We also find it significant that the Commission’s order was judicially affirmed while this appeal was pending. In Lewis v. Aubrey, 404 P.2d 1005 (Okla.1965), the Oklahoma Supreme Court faced the issue of whether the pendency of an appeal prevented that court from giving the appealed judgment collateral estoppel effect in the action before it. Although the court held that the appeal rendered the judgment nonfinal for collateral estoppel purposes, it nonetheless prohibited further proceedings in the second action until the appeal of the first action had been decided. In our judgment, Lewis stands for the proposition that the Oklahoma courts would give a judgment preclusive effect once a pending appeal has been decided even though the judgment may not have been entitled to that effect under state law when the issue was initially raised.
Likewise in Heinold Hog Mkt., Inc. v. McCoy, 817 F.2d 81 (10th Cir.1987), we were asked to decide whether, under Oklahoma law, a judgment could be given preclusive effect even though it was the subject of a pending appeal. Rather than decide the issue, we held our disposition in abeyance until the pending appeal had been resolved by affirmance and then gave the judgment pre-clusive effect. Given the similarity in circumstances, we consider it proper under Lewis and Heinold to give preclusive effect to the Commission’s order here.
In sum, we conclude that the trial court erred in refusing to give the Commission’s order preclusive effect. We further hold that the order, which determined that an addi*847tional well was not necessary because no uncompensated drainage was occurring, bars all of plaintiffs’ claims for relief. Accordingly, we reverse and remand with instructions to enter judgment in accordance with this opinion.
REVERSED and REMANDED.
. Although the Ruyle plaintiffs hold mineral interests underlying section 14, they are not under a lease with Conoco. They therefore asserted a claim against Conoco only for breach of fiduciary duty.
. In addition to its collateral estoppel argument, Conoco challenges the award of punitive damages and asserts that the court erroneously instructed the. jury on tolling the limitation period for plaintiffs’ noncontractual claims. Plaintiffs cross-appeal the court’s refusal to award them attorneys' fees under Oklahoma law. In view of our holding that the Commission's order precludes plaintiffs' claims, we need not address these other arguments.
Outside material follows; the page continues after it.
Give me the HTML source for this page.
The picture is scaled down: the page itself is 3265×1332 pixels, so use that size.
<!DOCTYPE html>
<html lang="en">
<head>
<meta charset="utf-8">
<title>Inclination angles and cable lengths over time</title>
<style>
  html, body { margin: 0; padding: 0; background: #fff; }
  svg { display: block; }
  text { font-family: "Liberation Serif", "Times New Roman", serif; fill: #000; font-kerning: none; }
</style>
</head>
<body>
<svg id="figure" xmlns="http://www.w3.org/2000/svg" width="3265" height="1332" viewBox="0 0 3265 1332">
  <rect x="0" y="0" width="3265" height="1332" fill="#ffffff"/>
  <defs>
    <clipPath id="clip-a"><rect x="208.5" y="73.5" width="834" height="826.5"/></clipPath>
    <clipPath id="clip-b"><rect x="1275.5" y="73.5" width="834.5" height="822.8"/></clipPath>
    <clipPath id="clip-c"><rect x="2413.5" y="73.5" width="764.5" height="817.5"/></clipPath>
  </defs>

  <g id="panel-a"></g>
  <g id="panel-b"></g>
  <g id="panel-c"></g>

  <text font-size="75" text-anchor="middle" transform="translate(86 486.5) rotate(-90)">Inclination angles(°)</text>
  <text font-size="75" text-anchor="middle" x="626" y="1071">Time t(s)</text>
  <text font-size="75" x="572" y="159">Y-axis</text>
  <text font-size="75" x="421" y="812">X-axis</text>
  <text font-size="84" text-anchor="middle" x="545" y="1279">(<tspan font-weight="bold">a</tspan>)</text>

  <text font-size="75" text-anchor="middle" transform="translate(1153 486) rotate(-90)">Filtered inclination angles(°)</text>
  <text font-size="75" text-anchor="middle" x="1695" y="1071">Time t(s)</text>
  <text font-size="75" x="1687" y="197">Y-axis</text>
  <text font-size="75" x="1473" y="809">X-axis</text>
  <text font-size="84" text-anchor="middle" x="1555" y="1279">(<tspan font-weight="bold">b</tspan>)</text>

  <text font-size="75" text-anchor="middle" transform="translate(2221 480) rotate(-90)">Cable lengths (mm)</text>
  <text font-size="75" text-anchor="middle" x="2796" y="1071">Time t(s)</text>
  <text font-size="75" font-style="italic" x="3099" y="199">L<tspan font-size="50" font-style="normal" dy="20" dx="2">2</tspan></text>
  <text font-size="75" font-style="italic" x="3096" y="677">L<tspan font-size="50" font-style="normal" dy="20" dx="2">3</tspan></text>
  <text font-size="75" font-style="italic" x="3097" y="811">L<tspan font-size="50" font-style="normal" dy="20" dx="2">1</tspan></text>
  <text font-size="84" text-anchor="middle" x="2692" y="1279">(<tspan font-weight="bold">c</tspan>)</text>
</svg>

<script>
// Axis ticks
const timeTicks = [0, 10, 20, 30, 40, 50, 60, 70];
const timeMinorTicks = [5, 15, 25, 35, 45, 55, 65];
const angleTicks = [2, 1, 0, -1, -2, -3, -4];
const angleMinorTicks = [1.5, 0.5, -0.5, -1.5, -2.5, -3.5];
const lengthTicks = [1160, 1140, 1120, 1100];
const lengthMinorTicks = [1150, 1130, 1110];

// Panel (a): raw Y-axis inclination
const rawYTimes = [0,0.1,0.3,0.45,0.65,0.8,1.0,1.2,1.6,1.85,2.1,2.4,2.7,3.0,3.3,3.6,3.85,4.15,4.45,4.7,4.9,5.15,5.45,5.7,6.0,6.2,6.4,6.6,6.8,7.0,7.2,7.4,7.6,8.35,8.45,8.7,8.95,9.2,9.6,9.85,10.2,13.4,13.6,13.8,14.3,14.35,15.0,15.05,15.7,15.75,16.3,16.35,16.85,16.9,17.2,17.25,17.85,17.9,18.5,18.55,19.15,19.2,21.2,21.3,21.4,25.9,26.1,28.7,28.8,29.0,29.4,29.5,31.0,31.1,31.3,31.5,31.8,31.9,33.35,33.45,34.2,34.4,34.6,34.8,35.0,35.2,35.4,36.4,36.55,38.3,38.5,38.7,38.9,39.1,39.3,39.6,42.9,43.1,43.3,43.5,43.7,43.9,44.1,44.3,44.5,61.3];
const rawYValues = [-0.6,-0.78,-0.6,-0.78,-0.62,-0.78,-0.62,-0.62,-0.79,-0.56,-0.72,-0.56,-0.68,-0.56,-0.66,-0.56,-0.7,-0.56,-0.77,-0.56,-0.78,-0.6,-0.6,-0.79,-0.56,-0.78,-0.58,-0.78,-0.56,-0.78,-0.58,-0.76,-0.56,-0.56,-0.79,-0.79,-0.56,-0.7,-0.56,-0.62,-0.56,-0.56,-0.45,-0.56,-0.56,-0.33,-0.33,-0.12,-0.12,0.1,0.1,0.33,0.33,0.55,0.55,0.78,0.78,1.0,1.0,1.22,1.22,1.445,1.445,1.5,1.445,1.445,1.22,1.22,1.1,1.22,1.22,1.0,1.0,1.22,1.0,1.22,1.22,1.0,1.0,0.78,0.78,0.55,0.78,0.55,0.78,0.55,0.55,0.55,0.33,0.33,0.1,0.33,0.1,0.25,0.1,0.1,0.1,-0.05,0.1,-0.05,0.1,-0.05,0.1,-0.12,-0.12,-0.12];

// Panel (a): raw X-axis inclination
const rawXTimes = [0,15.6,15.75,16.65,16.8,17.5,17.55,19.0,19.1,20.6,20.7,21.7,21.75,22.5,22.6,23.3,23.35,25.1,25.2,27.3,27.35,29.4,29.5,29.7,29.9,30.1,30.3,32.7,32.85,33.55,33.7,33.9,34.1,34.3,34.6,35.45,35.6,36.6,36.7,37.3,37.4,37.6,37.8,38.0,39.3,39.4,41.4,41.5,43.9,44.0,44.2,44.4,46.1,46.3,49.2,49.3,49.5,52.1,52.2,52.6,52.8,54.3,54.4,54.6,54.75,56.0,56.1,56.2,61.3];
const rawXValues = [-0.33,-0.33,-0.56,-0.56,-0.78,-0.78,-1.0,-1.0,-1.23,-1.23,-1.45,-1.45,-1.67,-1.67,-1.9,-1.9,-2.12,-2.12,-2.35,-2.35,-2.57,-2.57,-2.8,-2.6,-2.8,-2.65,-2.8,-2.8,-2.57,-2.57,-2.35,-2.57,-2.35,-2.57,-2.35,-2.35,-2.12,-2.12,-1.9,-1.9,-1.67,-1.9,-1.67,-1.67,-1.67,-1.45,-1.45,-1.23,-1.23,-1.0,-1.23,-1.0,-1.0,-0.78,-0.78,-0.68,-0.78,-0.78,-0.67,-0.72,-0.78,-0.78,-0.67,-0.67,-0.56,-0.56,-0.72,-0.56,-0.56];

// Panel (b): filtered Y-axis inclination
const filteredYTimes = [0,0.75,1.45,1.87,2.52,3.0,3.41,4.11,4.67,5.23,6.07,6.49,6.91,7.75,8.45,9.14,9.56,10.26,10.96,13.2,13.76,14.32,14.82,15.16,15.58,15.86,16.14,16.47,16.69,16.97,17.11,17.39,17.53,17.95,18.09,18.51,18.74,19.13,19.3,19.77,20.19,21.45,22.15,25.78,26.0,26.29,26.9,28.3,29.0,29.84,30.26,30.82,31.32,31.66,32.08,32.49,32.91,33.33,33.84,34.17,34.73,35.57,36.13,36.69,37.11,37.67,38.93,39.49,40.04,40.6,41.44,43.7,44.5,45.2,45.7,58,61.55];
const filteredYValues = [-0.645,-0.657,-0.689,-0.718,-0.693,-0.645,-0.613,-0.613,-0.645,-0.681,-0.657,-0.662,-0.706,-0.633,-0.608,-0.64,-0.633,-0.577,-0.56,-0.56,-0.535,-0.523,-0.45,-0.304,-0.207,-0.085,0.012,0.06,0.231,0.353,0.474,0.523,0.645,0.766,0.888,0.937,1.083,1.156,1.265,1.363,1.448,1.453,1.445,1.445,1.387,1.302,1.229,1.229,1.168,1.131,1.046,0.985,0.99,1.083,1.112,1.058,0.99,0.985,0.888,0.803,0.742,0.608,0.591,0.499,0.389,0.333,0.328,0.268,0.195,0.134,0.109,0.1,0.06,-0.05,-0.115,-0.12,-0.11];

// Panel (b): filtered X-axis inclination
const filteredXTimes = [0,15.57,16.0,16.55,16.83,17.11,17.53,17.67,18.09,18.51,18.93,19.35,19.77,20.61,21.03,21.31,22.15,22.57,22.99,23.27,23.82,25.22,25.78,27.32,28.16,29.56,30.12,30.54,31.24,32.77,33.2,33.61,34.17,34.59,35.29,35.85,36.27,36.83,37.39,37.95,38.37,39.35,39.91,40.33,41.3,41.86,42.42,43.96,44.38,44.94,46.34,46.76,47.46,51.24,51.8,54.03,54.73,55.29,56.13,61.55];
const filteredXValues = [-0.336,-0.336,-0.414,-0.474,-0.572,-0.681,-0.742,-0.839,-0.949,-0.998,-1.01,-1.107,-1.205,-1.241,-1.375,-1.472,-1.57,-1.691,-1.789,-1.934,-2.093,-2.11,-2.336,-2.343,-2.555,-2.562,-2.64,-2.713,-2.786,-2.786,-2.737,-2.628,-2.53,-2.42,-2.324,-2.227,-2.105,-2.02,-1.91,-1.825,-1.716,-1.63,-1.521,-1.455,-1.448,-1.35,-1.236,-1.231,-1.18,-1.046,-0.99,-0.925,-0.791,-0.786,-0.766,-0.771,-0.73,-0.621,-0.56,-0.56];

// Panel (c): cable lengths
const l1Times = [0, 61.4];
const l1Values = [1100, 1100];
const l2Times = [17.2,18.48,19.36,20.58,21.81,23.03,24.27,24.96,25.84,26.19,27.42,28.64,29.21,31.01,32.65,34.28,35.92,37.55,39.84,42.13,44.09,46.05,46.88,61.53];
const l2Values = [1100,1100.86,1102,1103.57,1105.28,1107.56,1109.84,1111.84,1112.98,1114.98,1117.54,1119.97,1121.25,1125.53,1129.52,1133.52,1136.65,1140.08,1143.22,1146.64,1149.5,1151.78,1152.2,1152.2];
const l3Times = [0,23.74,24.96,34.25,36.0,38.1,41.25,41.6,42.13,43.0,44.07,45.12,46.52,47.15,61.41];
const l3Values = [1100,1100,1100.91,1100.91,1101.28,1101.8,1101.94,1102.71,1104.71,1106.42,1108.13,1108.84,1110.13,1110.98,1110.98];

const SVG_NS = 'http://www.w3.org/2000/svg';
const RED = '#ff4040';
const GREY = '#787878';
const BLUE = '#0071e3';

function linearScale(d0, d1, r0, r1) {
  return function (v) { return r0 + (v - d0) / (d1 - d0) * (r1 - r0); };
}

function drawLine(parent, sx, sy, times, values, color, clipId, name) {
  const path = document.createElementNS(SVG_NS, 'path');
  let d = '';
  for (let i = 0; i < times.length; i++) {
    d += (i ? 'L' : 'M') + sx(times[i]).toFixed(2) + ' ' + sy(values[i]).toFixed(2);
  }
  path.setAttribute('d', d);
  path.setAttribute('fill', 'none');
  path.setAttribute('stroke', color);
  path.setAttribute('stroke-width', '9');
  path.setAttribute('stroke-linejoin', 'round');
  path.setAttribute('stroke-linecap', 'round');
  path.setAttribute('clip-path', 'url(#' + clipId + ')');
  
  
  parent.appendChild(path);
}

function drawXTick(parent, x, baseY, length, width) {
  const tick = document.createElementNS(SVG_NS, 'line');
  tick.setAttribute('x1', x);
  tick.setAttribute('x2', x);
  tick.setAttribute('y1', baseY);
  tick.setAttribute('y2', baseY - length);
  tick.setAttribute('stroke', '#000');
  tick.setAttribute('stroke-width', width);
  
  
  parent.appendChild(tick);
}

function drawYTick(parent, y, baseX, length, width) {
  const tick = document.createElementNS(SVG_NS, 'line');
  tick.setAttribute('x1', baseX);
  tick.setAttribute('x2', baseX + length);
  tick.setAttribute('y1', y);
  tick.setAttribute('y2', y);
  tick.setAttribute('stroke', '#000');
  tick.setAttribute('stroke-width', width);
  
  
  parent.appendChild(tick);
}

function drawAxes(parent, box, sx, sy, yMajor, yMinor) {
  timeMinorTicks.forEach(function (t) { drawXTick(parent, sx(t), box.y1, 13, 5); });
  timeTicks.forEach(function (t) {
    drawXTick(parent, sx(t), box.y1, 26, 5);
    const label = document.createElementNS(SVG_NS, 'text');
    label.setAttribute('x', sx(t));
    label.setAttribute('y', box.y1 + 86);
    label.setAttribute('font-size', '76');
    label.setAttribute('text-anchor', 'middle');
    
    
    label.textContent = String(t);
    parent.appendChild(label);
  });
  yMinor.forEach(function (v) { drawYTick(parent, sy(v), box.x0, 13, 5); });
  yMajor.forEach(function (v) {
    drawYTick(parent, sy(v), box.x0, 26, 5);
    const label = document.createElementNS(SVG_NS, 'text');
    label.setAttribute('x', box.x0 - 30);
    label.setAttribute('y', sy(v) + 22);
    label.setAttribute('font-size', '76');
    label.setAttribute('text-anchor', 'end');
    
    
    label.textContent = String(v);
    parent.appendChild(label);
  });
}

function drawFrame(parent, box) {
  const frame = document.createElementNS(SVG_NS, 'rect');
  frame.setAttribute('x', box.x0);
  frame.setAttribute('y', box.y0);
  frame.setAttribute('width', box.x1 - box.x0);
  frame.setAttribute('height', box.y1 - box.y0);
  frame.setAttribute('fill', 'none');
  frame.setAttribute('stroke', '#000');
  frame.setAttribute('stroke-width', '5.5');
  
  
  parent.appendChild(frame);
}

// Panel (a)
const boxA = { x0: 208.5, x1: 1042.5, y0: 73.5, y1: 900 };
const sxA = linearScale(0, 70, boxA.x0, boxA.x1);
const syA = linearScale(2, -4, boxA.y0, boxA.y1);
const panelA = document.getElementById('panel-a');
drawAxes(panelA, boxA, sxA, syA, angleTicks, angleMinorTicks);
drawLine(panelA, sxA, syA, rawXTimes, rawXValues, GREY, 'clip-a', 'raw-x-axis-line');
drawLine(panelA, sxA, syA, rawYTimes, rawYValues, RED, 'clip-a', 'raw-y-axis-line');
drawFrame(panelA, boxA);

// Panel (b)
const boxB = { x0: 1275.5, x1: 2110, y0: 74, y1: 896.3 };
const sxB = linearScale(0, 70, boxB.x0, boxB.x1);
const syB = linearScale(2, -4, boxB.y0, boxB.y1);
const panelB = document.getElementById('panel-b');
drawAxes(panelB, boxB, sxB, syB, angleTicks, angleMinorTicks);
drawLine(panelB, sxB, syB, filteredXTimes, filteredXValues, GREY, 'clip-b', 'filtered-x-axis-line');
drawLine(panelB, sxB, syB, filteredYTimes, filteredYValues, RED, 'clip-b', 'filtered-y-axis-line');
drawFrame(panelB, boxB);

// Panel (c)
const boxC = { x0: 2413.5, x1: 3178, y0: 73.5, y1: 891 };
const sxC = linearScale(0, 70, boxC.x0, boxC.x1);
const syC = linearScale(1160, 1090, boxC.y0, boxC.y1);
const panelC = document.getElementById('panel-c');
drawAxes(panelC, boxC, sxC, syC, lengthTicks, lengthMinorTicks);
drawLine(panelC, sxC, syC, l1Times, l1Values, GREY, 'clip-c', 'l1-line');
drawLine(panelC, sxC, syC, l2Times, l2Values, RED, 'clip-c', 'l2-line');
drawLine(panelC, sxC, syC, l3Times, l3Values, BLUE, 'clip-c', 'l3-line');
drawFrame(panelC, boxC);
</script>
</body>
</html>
.The Oklahoma Supreme Court has defined correlative rights as follows:
The term “correlative rights” has been defined as a convenient method of “indicating that each owner of land in a common source of supply of oil and gas has legal privileges as against other owners of land therein to take oil and gas therefrom by lawful operations conducted on his own land, limited, however, by duties to other owners not to injure the source of supply and by duties not to take an undue proportion of the oil and gas”.
Samson Resources Co. v. Corporation Comm'n, 702 P.2d 19, 22 (Okla.1985) (quoting Kingwood Oil Co. v. Corporation Comm’n, 396 P.2d 1008, 1010 (Okla.1964)).
. The court also expressed concern about whether the Commission order was final, noting that the parties had not advised the court whether an appeal had been taken to the Oklahoma Supreme Court. As we set out in text supra, the order was judicially affirmed during the pendency of this appeal.
. Plaintiffs' citation to Cleveland v. Piper Aircraft Corp., 890 F.2d 1540, 1551 (10th Cir.1989), cert. denied, - U.S. -, 114 S.Ct. 291, 126 L.Ed.2d 240 (1993), is likewise inapposite because the challenge there was to the sufficiency of the evidence.
. The primary source of confusion appears to be the fact that the Commission has jurisdiction only to resolve conflicts which exist among correlative rights "within a common source of supply and thus affect[] the public interest in the protection of production from that source as a whole.” Samson Resources, 702 P.2d at 22. The Commission has no jurisdiction over “a dispute between private parties in which the public interest in correlative rights is not involved.” Id. at 23. Plaintiffs argued below, and continue to argue on appeal, that their judicial proceeding is not barred by the Commission order because they are asserting only private rights. As we discuss in text infra Part IIIB, we disagree with plaintiffs’ characterization of the nature of the rights asserted here.
. We likewise conclude that plaintiffs were presented with the requisite opportunity to fully and fairly litigate the issues before the Commission. Both the statute and the Commission rules permitting plaintiffs to appear as parties authorized them to present evidence and testimony and otherwise meaningfully participate in the hearing.
. At oral argument, plaintiffs' counsel asserted that the Commission order held only that improper drainage had not been proven as of the date of the order. In so doing, plaintiffs apparently contend that the order therefore did not bar claims for improper drainage allegedly arising after the date the order was decided. We rejected the same argument in Leck v. Continental Oil Co., 971 F.2d 604, 607 (10th Cir.1992), holding that because the plaintiffs there had not applied to the Commission for a modification of the original order on the basis of changed conditions, or any other ground, the order was binding. Here the Commission decision came after the trial, and we have no indication that plaintiffs have sought a modification. Accordingly, our ruling in Leek is dispositive.